My senior year in high school was marked by a large number of ups and a few downs, but one of the major downs was when I lost my car. The accident came after school one day, I was driving my friend Nichole and her sister and my brother home in the rain. Traffic stopped short in front of me at a light that had just turned green, so I through open the clutch and coasted into it then hit the brake. The girl behind me (who was also driving a Jetta) wasn't paying close attention and slammed into my car and pushed me into the vehicle in front. At first I laughed, thinking of how absurd it was, and assumed it was a minor accident. Upon surveying the damage, I noticed that it was mostly only body damage to my front and rear bumpers, and that there didn't appear to be any major damage to the vitals of my car. The car in front of me was undamaged, but the girl who slammed me was in a wreck. Naturally my friend Nichole was crying and saying "Matty this sucks, this is the worst thing ever etc etc etc" which I naturally ignored. My brother was off smirking somewhere, trying to figure out how he was going to rig the police report in my favor most likely.

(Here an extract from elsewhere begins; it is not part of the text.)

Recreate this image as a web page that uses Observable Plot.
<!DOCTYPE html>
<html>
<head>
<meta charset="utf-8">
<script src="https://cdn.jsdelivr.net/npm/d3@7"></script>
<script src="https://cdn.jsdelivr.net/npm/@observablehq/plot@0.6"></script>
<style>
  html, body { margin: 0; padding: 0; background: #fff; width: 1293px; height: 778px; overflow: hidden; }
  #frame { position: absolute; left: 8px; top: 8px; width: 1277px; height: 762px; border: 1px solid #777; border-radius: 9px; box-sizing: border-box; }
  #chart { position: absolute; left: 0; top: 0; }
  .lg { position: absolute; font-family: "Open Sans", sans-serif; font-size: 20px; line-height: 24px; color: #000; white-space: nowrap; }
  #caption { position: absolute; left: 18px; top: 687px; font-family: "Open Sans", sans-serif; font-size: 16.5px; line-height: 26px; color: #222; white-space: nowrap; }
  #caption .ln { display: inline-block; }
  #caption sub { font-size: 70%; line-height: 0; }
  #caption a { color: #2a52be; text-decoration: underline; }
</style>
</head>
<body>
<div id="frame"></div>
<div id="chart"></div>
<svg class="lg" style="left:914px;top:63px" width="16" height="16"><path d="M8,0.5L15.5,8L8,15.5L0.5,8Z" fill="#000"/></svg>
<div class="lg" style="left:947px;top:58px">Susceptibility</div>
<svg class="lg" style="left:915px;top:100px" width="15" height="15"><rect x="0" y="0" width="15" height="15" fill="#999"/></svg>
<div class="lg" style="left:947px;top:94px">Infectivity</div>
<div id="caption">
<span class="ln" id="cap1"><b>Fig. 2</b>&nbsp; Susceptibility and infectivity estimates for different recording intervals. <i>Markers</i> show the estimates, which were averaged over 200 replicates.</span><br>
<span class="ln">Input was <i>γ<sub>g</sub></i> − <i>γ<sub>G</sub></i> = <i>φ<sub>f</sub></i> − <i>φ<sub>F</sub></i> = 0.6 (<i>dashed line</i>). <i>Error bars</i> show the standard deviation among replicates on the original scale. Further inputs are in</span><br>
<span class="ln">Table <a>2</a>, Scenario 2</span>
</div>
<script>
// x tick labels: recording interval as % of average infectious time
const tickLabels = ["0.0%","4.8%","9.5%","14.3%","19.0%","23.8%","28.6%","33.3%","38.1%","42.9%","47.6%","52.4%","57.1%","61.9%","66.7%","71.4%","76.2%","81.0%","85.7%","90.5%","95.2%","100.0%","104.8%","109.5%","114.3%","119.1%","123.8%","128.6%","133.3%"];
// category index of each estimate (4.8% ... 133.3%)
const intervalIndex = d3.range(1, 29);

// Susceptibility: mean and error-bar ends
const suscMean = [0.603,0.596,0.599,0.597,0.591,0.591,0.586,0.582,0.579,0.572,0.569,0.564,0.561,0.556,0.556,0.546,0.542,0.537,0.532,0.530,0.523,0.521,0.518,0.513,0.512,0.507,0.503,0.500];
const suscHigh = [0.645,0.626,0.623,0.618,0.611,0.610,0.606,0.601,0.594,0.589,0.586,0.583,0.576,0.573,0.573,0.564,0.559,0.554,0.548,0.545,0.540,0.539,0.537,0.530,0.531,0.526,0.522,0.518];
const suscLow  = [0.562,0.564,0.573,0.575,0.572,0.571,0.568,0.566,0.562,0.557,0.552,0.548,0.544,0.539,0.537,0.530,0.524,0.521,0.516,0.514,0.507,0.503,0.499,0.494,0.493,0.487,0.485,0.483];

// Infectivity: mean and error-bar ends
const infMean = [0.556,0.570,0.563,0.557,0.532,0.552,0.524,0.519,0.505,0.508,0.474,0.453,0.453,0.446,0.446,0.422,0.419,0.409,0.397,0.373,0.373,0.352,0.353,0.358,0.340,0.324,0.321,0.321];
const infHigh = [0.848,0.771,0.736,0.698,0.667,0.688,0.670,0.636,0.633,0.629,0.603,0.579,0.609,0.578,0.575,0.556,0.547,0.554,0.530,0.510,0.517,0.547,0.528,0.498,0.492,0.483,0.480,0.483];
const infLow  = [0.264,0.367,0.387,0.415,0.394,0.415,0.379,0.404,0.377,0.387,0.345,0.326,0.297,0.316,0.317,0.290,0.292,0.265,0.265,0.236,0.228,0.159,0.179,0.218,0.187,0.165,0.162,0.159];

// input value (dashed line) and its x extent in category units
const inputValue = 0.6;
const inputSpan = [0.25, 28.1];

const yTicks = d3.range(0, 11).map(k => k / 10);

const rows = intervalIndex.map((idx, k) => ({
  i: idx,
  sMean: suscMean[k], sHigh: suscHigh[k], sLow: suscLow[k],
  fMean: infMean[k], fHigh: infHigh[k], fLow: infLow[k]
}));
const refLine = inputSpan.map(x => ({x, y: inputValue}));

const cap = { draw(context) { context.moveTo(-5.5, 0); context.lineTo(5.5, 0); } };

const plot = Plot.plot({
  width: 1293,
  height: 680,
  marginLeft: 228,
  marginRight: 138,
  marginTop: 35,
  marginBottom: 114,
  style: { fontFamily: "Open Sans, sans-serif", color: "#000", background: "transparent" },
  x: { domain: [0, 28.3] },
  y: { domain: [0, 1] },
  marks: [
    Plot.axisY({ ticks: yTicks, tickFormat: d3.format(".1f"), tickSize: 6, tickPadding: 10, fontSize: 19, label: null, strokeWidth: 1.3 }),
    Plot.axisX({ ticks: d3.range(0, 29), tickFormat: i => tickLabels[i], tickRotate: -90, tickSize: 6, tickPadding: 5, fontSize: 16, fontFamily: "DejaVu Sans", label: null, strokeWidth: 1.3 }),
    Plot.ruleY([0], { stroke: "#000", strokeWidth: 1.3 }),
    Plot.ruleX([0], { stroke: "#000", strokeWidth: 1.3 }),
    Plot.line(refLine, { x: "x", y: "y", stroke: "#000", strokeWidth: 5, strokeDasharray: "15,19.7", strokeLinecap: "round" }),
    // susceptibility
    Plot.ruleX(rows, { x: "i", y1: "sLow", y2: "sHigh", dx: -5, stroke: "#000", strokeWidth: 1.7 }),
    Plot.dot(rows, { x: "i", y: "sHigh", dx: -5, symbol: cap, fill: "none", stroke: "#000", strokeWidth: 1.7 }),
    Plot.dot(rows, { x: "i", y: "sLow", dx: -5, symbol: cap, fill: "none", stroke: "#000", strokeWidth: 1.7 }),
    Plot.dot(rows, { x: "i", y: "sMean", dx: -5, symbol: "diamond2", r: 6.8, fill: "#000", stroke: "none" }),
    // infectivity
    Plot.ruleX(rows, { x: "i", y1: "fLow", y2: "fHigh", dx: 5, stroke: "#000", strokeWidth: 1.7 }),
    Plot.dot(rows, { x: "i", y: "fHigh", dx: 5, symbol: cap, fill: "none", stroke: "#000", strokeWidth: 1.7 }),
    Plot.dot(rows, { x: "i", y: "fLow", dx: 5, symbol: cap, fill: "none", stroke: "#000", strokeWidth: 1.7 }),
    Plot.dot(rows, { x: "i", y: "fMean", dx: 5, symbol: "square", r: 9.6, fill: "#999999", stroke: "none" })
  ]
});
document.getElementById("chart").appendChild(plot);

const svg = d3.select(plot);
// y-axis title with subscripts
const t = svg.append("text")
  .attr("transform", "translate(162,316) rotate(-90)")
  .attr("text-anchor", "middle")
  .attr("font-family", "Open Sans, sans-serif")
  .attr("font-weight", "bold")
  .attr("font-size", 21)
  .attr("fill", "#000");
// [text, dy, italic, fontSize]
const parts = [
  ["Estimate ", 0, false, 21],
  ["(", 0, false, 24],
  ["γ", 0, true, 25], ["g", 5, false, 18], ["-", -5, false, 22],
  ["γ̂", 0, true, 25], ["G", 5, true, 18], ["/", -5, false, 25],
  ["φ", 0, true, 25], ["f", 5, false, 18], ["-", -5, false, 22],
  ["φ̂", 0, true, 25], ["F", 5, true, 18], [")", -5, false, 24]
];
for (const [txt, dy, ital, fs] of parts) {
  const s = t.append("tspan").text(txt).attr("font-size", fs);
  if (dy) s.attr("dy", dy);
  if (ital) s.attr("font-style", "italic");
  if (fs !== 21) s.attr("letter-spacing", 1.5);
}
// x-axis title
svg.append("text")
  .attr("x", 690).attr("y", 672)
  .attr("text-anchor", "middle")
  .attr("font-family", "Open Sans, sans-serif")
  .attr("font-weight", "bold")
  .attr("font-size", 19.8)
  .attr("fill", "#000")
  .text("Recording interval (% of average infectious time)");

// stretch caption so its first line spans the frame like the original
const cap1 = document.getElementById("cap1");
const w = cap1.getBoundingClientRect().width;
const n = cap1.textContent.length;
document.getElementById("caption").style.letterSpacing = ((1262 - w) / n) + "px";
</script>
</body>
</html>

It was a few nights later that it hit me that my Jetta wasn't leaving the body shop. The girls insurance company had gotten the estimate from out body shop and decided that the cost was too high; the sandwiching of my car between the two others had crunched the entire frame by a fraction and it was not safe to drive. Now my devastation set in. My dad presented me with the after market radio which I had installed in the car, saying the body shop was nice enough to recover it for me. I sat on the couch holding the radio I was so proud of and though about how it was part of a whole car which had become so "me" over time.
The car had a black interior and red paint job, both my favorite in cars. It was fast and handled well, with a sunroof and good sound system. All of these things exemplified not only what I loved in cars but said something about myself, especially its manual transmission. I didn't realize how important my car was to me until it was ripped from my person, and I was forced to fill the void which had arisen from my loss. Even today, my current car is an important part of who I am, but when I think of my "favorite car" or even my first car (it was actually my second) I remember my Jetta.